+++ Entries supplied +++
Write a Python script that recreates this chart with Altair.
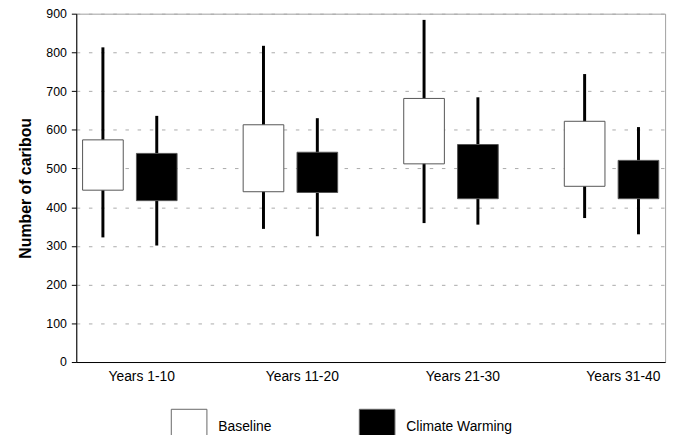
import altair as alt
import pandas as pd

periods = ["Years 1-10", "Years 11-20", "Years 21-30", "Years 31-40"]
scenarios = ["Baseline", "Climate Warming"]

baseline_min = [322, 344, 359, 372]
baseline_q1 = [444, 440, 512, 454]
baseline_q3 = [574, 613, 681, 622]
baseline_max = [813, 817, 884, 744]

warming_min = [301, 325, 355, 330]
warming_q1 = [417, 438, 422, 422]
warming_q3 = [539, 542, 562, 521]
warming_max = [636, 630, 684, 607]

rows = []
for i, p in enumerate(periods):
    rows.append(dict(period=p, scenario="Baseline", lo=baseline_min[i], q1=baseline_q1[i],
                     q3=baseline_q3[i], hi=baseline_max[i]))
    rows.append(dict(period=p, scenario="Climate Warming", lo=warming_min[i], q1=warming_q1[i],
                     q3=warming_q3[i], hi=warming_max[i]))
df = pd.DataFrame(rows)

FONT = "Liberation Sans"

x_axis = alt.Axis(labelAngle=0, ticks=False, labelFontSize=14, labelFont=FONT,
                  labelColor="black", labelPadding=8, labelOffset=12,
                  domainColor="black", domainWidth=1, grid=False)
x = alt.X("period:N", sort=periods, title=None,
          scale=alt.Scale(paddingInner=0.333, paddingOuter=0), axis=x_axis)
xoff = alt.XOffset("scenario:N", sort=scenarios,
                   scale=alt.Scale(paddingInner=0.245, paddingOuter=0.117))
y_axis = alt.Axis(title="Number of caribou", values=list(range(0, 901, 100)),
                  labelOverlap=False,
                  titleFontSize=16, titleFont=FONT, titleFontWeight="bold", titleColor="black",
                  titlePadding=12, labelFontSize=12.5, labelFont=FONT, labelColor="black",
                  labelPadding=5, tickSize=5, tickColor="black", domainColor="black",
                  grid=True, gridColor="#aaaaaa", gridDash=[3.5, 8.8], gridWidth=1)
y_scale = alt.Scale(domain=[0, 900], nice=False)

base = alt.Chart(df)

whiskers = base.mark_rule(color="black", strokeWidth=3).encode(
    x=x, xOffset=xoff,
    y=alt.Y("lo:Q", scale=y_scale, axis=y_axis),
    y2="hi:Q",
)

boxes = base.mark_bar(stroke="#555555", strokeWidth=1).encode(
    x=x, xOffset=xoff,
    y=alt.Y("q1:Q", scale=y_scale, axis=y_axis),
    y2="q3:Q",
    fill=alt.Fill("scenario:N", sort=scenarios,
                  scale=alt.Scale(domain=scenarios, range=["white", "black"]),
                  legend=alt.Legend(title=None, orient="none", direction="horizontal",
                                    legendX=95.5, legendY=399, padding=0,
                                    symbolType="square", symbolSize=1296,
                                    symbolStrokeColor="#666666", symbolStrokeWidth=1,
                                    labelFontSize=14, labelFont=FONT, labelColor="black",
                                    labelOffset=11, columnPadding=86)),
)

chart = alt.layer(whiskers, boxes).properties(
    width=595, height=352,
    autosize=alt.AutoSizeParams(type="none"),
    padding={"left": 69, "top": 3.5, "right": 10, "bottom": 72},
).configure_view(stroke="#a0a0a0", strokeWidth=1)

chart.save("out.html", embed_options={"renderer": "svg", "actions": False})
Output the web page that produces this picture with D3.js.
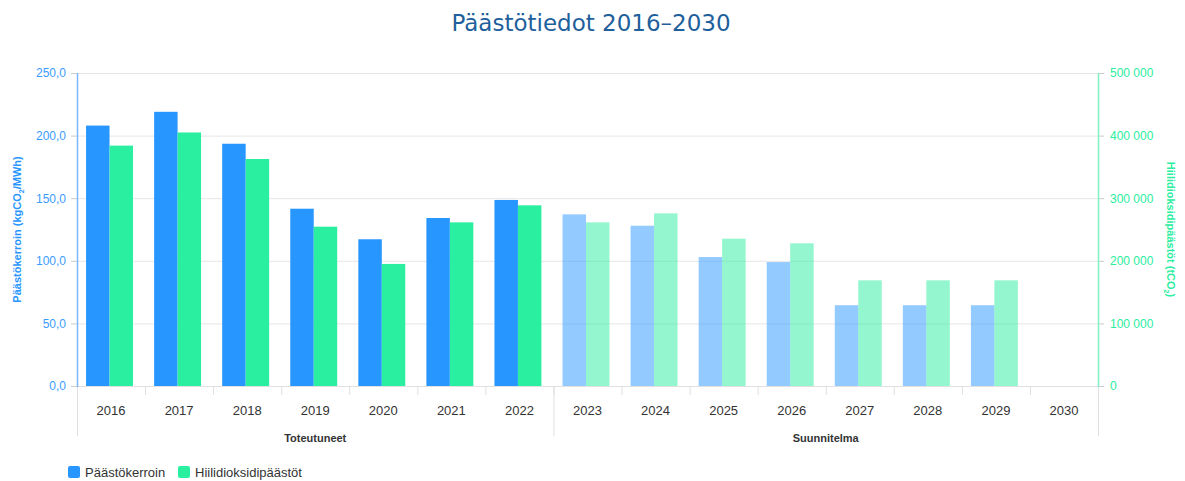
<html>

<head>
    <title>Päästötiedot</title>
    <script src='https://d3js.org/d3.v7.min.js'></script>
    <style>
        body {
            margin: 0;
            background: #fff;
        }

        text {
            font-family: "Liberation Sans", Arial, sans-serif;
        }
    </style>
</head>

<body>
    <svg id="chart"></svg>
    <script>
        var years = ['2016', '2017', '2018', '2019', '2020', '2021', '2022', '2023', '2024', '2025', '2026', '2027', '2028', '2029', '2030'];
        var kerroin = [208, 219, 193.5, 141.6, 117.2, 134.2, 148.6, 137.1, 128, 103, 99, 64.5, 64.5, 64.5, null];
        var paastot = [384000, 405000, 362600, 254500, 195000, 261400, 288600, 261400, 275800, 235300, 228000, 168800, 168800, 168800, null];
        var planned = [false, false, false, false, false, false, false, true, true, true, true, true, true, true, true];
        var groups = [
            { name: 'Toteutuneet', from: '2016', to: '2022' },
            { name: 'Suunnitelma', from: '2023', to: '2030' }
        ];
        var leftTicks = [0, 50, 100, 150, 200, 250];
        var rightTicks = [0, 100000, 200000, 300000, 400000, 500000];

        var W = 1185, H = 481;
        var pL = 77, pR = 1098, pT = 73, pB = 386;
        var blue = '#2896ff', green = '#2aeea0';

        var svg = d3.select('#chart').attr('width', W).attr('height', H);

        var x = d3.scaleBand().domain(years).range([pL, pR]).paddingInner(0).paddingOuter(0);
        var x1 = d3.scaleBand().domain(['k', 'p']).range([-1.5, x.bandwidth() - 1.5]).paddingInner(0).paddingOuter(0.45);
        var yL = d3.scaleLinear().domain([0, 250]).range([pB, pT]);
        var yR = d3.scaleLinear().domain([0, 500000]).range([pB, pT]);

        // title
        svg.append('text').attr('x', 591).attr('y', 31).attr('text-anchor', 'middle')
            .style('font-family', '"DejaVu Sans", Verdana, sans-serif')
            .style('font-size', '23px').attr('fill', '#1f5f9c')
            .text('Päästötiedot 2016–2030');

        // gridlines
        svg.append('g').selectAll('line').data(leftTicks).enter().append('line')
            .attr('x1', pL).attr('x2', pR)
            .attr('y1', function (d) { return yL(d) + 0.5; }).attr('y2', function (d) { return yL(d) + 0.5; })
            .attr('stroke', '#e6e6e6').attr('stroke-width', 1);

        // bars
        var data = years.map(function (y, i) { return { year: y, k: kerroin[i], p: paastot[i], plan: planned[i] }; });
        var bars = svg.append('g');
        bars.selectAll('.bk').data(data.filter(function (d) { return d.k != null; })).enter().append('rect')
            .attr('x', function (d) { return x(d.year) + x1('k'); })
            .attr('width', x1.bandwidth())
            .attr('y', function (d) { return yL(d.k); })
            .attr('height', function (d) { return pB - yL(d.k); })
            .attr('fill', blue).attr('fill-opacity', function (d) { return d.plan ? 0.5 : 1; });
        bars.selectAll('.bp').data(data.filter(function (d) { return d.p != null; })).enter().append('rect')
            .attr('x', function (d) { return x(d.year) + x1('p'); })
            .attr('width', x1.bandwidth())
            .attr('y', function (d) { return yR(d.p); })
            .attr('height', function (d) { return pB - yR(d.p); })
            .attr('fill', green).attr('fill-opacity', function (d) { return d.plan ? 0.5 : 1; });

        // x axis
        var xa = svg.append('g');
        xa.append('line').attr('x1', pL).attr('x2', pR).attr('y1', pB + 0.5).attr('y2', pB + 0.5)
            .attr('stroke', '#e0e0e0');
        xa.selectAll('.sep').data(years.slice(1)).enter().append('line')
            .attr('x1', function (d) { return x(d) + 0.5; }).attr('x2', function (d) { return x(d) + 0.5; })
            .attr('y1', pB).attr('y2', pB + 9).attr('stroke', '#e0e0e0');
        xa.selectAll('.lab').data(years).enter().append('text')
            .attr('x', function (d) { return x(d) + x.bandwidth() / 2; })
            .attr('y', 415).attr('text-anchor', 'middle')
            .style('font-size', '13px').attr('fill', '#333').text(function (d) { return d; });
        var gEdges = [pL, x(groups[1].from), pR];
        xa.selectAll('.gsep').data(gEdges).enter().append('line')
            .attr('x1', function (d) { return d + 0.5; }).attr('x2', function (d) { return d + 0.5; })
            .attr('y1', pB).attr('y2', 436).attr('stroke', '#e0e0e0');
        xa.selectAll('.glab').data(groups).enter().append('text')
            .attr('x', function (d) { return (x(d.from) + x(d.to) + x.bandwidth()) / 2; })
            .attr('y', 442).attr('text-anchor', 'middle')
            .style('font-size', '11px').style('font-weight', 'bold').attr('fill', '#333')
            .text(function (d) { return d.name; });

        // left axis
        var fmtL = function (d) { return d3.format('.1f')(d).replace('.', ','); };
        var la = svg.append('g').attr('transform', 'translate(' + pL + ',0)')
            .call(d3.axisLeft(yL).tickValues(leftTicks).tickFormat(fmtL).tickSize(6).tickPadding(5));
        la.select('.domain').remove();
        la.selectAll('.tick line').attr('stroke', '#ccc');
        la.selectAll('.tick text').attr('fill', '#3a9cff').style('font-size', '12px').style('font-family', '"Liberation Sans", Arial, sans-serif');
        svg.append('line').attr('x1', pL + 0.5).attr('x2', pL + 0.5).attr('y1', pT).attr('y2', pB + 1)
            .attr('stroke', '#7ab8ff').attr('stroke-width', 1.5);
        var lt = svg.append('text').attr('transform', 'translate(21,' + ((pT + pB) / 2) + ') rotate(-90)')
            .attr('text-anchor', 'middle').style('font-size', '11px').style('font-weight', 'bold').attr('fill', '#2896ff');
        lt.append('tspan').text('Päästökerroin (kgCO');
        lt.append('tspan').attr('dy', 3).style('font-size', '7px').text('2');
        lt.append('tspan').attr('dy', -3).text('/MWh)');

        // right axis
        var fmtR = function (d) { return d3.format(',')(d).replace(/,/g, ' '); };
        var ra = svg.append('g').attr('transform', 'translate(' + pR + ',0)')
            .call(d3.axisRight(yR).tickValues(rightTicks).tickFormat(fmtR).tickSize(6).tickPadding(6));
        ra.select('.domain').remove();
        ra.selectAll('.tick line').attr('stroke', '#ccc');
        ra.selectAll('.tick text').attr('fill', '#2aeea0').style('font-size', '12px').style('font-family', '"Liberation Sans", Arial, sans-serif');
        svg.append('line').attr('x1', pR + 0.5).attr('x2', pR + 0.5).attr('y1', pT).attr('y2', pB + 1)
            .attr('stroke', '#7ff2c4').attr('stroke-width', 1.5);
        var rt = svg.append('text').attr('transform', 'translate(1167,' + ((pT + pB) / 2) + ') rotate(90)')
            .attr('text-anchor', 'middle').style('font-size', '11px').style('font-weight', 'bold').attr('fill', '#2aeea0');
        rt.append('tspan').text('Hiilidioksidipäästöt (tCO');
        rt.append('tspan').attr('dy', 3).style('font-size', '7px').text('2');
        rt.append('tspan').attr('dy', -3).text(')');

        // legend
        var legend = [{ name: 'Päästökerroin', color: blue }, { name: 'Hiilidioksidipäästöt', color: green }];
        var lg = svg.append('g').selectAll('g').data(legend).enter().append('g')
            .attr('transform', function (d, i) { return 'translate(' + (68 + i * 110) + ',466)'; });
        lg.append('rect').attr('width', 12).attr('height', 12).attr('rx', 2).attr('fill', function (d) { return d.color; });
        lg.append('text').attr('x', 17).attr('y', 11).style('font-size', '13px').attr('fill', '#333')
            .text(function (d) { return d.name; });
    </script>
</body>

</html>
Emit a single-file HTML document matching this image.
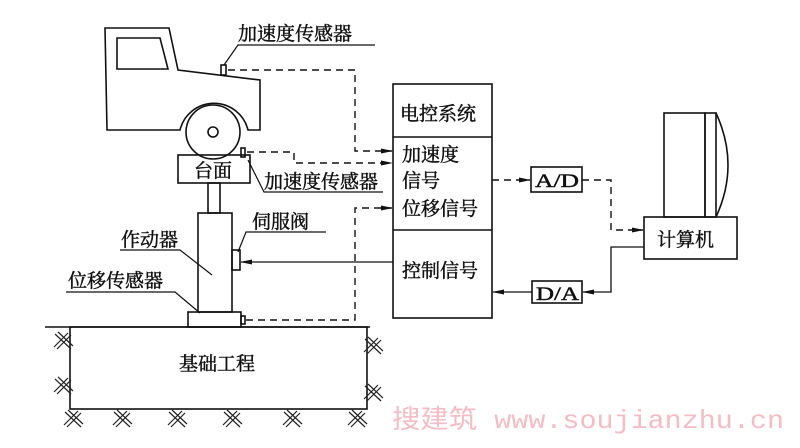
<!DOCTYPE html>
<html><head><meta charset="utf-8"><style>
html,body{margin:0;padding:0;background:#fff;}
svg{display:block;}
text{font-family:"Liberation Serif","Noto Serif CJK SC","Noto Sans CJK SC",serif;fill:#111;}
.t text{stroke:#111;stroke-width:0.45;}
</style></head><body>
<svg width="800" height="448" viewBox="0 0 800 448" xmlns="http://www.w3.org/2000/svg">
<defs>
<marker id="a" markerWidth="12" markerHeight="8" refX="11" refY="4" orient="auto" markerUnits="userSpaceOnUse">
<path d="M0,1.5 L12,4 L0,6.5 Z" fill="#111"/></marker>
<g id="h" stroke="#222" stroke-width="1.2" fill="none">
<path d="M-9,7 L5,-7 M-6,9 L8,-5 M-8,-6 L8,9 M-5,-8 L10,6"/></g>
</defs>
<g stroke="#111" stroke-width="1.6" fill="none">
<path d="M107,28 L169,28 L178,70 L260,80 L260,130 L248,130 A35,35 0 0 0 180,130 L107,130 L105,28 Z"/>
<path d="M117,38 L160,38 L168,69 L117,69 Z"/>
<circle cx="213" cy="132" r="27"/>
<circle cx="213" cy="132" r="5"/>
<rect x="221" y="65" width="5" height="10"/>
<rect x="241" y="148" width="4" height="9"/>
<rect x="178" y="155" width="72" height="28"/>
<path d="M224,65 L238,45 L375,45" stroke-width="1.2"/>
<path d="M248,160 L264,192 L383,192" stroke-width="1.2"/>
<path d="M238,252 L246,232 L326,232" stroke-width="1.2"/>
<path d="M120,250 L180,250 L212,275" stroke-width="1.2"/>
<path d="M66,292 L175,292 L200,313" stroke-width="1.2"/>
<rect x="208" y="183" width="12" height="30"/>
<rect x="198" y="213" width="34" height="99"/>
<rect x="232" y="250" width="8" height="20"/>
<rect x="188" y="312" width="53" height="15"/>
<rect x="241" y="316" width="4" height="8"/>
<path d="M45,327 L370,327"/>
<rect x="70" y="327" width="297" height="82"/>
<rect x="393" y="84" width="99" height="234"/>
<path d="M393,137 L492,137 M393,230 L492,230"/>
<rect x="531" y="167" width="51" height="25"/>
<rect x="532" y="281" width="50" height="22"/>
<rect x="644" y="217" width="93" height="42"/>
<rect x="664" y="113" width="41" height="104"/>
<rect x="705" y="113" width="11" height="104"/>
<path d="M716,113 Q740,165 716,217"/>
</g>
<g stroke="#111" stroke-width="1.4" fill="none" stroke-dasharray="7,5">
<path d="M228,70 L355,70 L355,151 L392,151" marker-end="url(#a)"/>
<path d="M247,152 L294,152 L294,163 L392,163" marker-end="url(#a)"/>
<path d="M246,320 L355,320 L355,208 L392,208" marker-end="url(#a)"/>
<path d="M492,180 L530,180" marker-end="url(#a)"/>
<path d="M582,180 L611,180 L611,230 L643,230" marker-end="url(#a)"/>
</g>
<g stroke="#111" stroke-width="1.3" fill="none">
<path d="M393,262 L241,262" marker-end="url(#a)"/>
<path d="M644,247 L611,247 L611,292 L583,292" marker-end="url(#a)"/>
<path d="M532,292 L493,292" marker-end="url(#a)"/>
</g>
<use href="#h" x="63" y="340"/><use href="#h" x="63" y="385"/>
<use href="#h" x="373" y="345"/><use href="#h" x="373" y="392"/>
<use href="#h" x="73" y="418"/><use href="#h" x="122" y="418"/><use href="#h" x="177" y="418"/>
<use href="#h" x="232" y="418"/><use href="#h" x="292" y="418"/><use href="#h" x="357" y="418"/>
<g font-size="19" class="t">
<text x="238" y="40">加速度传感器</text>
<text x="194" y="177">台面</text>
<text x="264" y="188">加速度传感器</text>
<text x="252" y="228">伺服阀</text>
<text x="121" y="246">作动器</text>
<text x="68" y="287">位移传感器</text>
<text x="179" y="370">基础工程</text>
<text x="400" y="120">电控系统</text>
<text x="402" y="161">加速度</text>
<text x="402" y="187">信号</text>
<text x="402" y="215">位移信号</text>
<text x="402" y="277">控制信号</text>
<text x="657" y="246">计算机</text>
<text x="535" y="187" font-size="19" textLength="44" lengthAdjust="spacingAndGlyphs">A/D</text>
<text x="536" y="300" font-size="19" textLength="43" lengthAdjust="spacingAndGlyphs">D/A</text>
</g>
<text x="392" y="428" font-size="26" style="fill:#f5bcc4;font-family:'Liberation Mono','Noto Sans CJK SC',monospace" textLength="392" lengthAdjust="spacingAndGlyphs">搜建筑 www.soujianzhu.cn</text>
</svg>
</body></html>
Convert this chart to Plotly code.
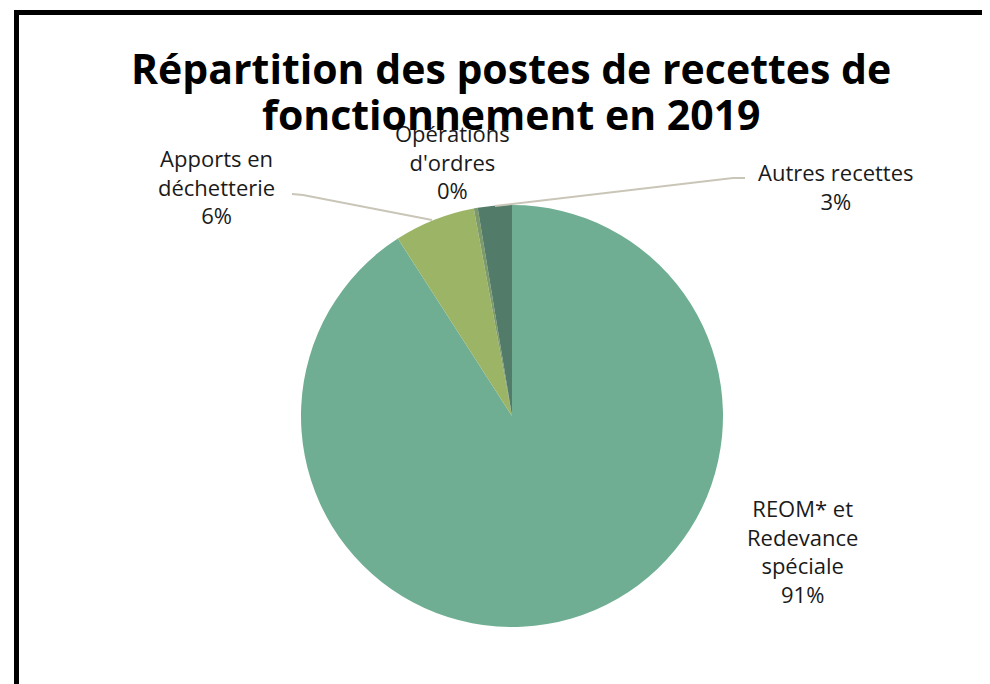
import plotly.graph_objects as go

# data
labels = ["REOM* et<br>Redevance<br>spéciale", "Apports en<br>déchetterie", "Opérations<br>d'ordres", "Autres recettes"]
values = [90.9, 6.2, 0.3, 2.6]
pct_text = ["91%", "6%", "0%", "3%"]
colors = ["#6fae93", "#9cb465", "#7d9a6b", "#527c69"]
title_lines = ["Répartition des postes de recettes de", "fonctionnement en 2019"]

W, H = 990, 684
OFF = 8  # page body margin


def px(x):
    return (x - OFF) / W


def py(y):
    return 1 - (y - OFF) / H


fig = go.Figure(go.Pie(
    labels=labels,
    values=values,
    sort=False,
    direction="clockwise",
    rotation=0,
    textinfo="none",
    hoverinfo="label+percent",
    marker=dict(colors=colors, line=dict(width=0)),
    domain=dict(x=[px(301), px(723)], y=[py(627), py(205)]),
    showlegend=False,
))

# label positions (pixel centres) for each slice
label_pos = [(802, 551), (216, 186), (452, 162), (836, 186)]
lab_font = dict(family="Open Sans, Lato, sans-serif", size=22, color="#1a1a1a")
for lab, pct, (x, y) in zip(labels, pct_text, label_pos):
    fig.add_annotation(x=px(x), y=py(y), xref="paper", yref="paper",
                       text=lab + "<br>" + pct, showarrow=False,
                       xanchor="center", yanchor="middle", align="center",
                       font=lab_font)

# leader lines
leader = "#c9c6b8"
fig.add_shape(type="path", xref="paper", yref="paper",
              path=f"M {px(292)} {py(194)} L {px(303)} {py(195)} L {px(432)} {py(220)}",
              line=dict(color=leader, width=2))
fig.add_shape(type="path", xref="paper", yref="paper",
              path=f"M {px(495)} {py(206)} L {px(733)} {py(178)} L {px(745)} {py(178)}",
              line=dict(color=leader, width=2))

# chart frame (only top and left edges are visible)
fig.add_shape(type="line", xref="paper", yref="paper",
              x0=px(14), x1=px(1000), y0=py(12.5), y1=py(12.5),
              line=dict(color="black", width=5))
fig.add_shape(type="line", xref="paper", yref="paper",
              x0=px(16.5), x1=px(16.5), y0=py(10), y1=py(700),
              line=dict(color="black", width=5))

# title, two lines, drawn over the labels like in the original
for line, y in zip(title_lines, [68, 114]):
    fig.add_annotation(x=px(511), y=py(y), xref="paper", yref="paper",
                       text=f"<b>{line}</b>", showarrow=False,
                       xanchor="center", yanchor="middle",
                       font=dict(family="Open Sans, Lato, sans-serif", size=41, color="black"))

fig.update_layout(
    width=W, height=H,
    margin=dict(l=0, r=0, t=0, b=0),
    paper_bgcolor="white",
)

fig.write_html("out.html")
+++
**Task brief**
Look above for every line with the word "picture" and copy it.

**The completed task**
Output the web page that produces this picture with D3.js.

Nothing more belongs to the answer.